La última vuelta de tuerca vino desde Estados Unidos: nos van a dar una rebaja del 15 por ciento en las aportaciones a la Iniciativa Mérida por faltas a la, iba a decir a la moral, pero es a los derechos humanos. El monto representa unos 20 millones de dólares que, para un país como México, ni nos van ni nos vienen. Pero el simbolismo grave, el que debe preocuparnos es que el gobierno de Washington se suma a una creciente lista de organizaciones y comisiones que consideran que la defensa y protección de los derechos humanos en México se encuentran en un estado lamentable.

En realidad ya no falta prácticamente una sola organización internacional que no haya hecho un juicio negativo sobre la situación que guardan los derechos humanos en nuestro país. Desde la Comisión Interamericana de Derechos Humanos y la oficina del Alto Comisionado de las Naciones Unidas hasta organizaciones civiles como Human Rights Watch, todas coinciden en que las violaciones a los derechos humanos en México han ido inexorablemente a la alza.

Nos podría importar un bledo lo que diga el mundo sobre nosotros. De hecho, supeditar el buen o mal comportamiento de México a una dádiva como la que nos ofrece Estados Unidos con su Iniciativa Mérida, siempre me pareció una forma voluntariamente aceptada de sumisión innecesaria y, por cierto, indignante. Si de eso se trata, mejor que el Congreso mexicano les ofrezca los mismos 20 millones de dólares a Estados Unidos para que se animen a cerrar el centro de detenciones en Guantánamo, donde mantienen recluidas a personas que no podrían ser enjuiciadas en una corte de ese país bajo debido proceso.

Pero el problema de Estados Unidos es de ellos y aunque estuvieran peor que nosotros en esta materia, eso no arregla los problemas propios de México. Aquí no caben las comparaciones. Desde la administración de Felipe Calderón, hemos ido acumulando una gran colección de siniestros macabros, que deberían conmocionar la conciencia de los mexicanos. Ya son decenas de miles de muertos anónimos que metemos en automático debajo de la alfombra, pensando en que solamente se trata de sicarios y maleantes que se la merecen. Lo que debe prender las alarmas en nuestro país es que prácticamente ningún caso se resuelve con la claridad necesaria. Si no logra montarse un proceso creíble en los casos más sonados como los de Tlatlaya, de Iguala o la Colonia Narvarte, perdamos toda esperanza en que se encontrará a los responsables de un crimen cotidiano que pueda afectarnos directamente.

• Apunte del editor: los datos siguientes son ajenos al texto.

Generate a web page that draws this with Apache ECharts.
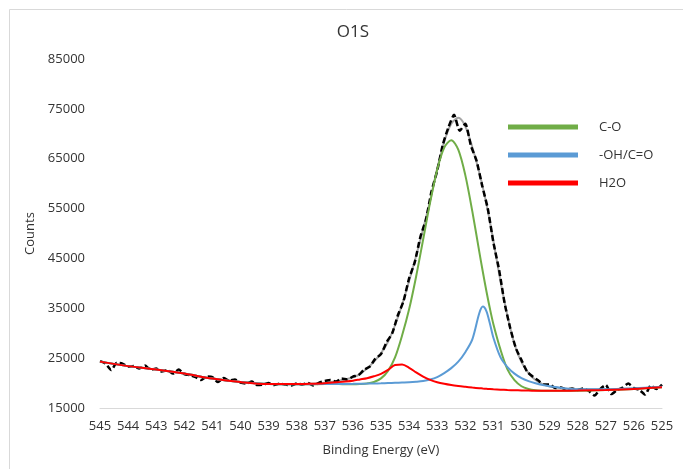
<!DOCTYPE html>
<html>
<head>
<meta charset="utf-8">
<title>O1S</title>
<script src="https://cdn.jsdelivr.net/npm/echarts@6/dist/echarts.min.js"></script>
<style>
  html, body { margin: 0; padding: 0; background: #fff; }
  #chart { width: 683px; height: 469px; }
</style>
</head>
<body>
<div id="chart"></div>
<script>
// binding energies (eV) used by the fitted curves
var fitEnergy = [545, 544, 543, 542, 541, 540, 539, 538, 537.5, 537,
  536.5, 536.25, 536, 535.75, 535.5, 535.25, 535, 534.75, 534.5, 534.25,
  534, 533.75, 533.5, 533.25, 533, 532.75, 532.5, 532.25, 532, 531.75,
  531.5, 531.375, 531.25, 531.125, 531, 530.75, 530.5, 530.25, 530, 529.75,
  529.5, 529.25, 529, 528.5, 528, 527, 526, 525];

// fitted peaks (counts, background included)
var coValues = [24300, 23400, 22700, 21900, 20900, 20200, 19800, 19750, 19770, 19800,
  19790, 19785, 19785, 19825, 19920, 20205, 20940, 22455, 25150, 29530,
  34790, 41380, 48800, 56300, 62800, 67220, 68700, 66810, 61710, 54430,
  46270, 42270, 38460, 34950, 31800, 26750, 22740, 20570, 19360, 18800,
  18550, 18470, 18440, 18450, 18480, 18600, 18800, 19150];

var ohValues = [24300, 23400, 22700, 21900, 20900, 20200, 19800, 19750, 19775, 19810,
  19820, 19830, 19840, 19865, 19890, 19920, 19950, 20000, 20050, 20100,
  20150, 20250, 20400, 20700, 21200, 22000, 23000, 24300, 26200, 28760,
  34060, 35350, 34450, 31950, 29090, 25200, 23200, 21900, 21000, 20400,
  19950, 19600, 19350, 18950, 18750, 18750, 18930, 19240];

var h2oValues = [24300, 23400, 22700, 21900, 20900, 20200, 19800, 19790, 19860, 19980,
  20190, 20315, 20480, 20725, 20970, 21360, 21850, 22635, 23620, 23700,
  23070, 22140, 21300, 20650, 20180, 19850, 19600, 19410, 19250, 19100,
  18970, 18910, 18855, 18795, 18750, 18680, 18610, 18560, 18520, 18495,
  18470, 18455, 18460, 18475, 18500, 18610, 18805, 19150];

// fit envelope
var envValues = [24300, 23400, 22700, 21900, 20900, 20200, 19800, 19780, 19850, 20050,
  20450, 20750, 21150, 21800, 22900, 24300, 26000, 28300, 31600, 35700,
  40500, 45500, 50900, 56600, 63000, 68400, 72000, 73200, 71500, 67300,
  62200, 59200, 56000, 52400, 48500, 40500, 33500, 27800, 24200, 22000,
  20600, 19800, 19300, 18950, 18750, 18750, 18900, 19200];

// measured spectrum, 0.2 eV steps from 545 to 525
var rawStart = 545;
var rawStep = 0.2;
var rawValues = [
  24400, 23900, 22600, 24100, 23900, 23300, 23400, 22900, 23500, 22700,
  22900, 22300, 22600, 21900, 22700, 21800, 21600, 21200, 20600, 21300,
  21200, 20200, 21000, 20500, 20700, 20100, 19900, 20300, 19600, 19700,
  20000, 19600, 19900, 19700, 19500, 19900, 19700, 20000, 19500, 20100,
  20400, 20600, 20300, 20900, 20700, 21300, 21600, 22700, 23300, 24900,
  25800, 28200, 30000, 33600, 36400, 41000, 44200, 49300, 52800, 58500,
  62600, 67800, 71300, 73800, 70600, 72000, 67600, 64600, 59600, 55000,
  48200, 42800, 36000, 31000, 27000, 24600, 22300, 21300, 20500, 19700,
  19700, 19000, 19100, 18700, 18900, 18600, 18900, 18400, 17500, 18800,
  19600, 17800, 18600, 19100, 19900, 19000, 18600, 17700, 19500, 18800,
  19700];

var xTicks = { min: 525, max: 545, step: 1 };
var yTicks = { min: 15000, max: 85000, step: 10000 };

function pairs(xs, ys) {
  return ys.map(function (y, i) { return [xs[i], y]; });
}
var rawData = rawValues.map(function (y, i) {
  return [+(rawStart - i * rawStep).toFixed(1), y];
});

var textColor = '#333333';
var font = 'Open Sans';

var chart = echarts.init(document.getElementById('chart'), null, { renderer: 'canvas' });
var option = {
  animation: false,
  backgroundColor: '#ffffff',
  title: {
    text: 'O1S',
    left: 348,
    top: 19,
    textAlign: 'center',
    textStyle: { fontFamily: font, fontSize: 17, fontWeight: 'normal', color: textColor }
  },
  legend: {
    data: ['C-O', '-OH/C=O', 'H2O'],
    orient: 'vertical',
    left: 508,
    top: 119,
    padding: 0,
    itemGap: 12,
    itemWidth: 70,
    itemHeight: 5,
    icon: 'rect',
    textStyle: {
      fontFamily: font, fontSize: 13, color: textColor,
      lineHeight: 16, padding: [0, 0, 0, 16]
    }
  },
  graphic: [{
    type: 'rect',
    silent: true,
    shape: { x: 9.5, y: 9.5, width: 700, height: 500 },
    style: { fill: 'none', stroke: '#d9d9d9', lineWidth: 1 }
  }],
  grid: { left: 100, right: 21, top: 59, bottom: 61 },
  xAxis: {
    type: 'value',
    inverse: true,
    min: xTicks.min,
    max: xTicks.max,
    interval: xTicks.step,
    name: 'Binding Energy (eV)',
    nameLocation: 'middle',
    nameGap: 36,
    nameTextStyle: { fontFamily: font, fontSize: 13, color: textColor },
    axisLine: { lineStyle: { color: '#d9d9d9', width: 1 } },
    axisTick: { show: false },
    splitLine: { show: false },
    axisLabel: { fontFamily: font, fontSize: 13, color: textColor, margin: 12 }
  },
  yAxis: {
    type: 'value',
    min: yTicks.min,
    max: yTicks.max,
    interval: yTicks.step,
    name: 'Counts',
    nameLocation: 'middle',
    nameGap: 54,
    nameTextStyle: { fontFamily: font, fontSize: 13, color: textColor },
    axisLine: { show: false },
    axisTick: { show: false },
    splitLine: { show: false },
    axisLabel: {
      fontFamily: font, fontSize: 13, color: textColor, margin: 15,
      formatter: function (v) { return String(v); }
    }
  },
  series: [
    {
      name: 'Envelope',
      type: 'line',
      data: pairs(fitEnergy, envValues),
      showSymbol: false,
      smooth: 0.3,
      color: '#a6a6a6',
      lineStyle: { color: '#a6a6a6', width: 2 }
    },
    {
      name: 'Raw',
      type: 'line',
      data: rawData,
      showSymbol: false,
      smooth: 0.2,
      color: '#000000',
      lineStyle: { color: '#000000', width: 2.5, type: [6, 3] }
    },
    {
      name: 'C-O',
      type: 'line',
      data: pairs(fitEnergy, coValues),
      showSymbol: false,
      smooth: 0.3,
      color: '#70ad47',
      lineStyle: { color: '#70ad47', width: 2 }
    },
    {
      name: '-OH/C=O',
      type: 'line',
      data: pairs(fitEnergy, ohValues),
      showSymbol: false,
      smooth: 0.3,
      color: '#5b9bd5',
      lineStyle: { color: '#5b9bd5', width: 2 }
    },
    {
      name: 'H2O',
      type: 'line',
      data: pairs(fitEnergy, h2oValues),
      showSymbol: false,
      smooth: 0.3,
      color: '#ff0000',
      lineStyle: { color: '#ff0000', width: 2 }
    }
  ]
};
chart.setOption(option);
</script>
</body>
</html>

A como están las cosas, las críticas sobre derechos humanos son casi lo de menos. Lo más grave es que estemos rodeados de matones a sueldo que por una cantidad ínfima de dinero estén dispuestos a arrebatarle la vida a cualquiera, convencidos de que las posibilidades de acabar en la cárcel son virtualmente nulas. La impunidad somos todos, desde el funcionario que acumula riquezas inexplicables hasta el matón que se gana la vida matando.

¿Cómo revertir esta situación? Habría que poner más atención a las recomendaciones de los organismos internacionales. Ya es hora de escuchar las voces más experimentadas sin ánimo defensivo, sin ese impulso nacionalista de que vienen a leernos la cartilla. Hagámonos cargo de que las garantías individuales y la seguridad de los mexicanos no atraviesan por su mejor momento. Necesitamos soluciones urgentes, no para complacer a los organismos internacionales o a Estados Unidos, sino para respirar en paz en el país donde vivimos.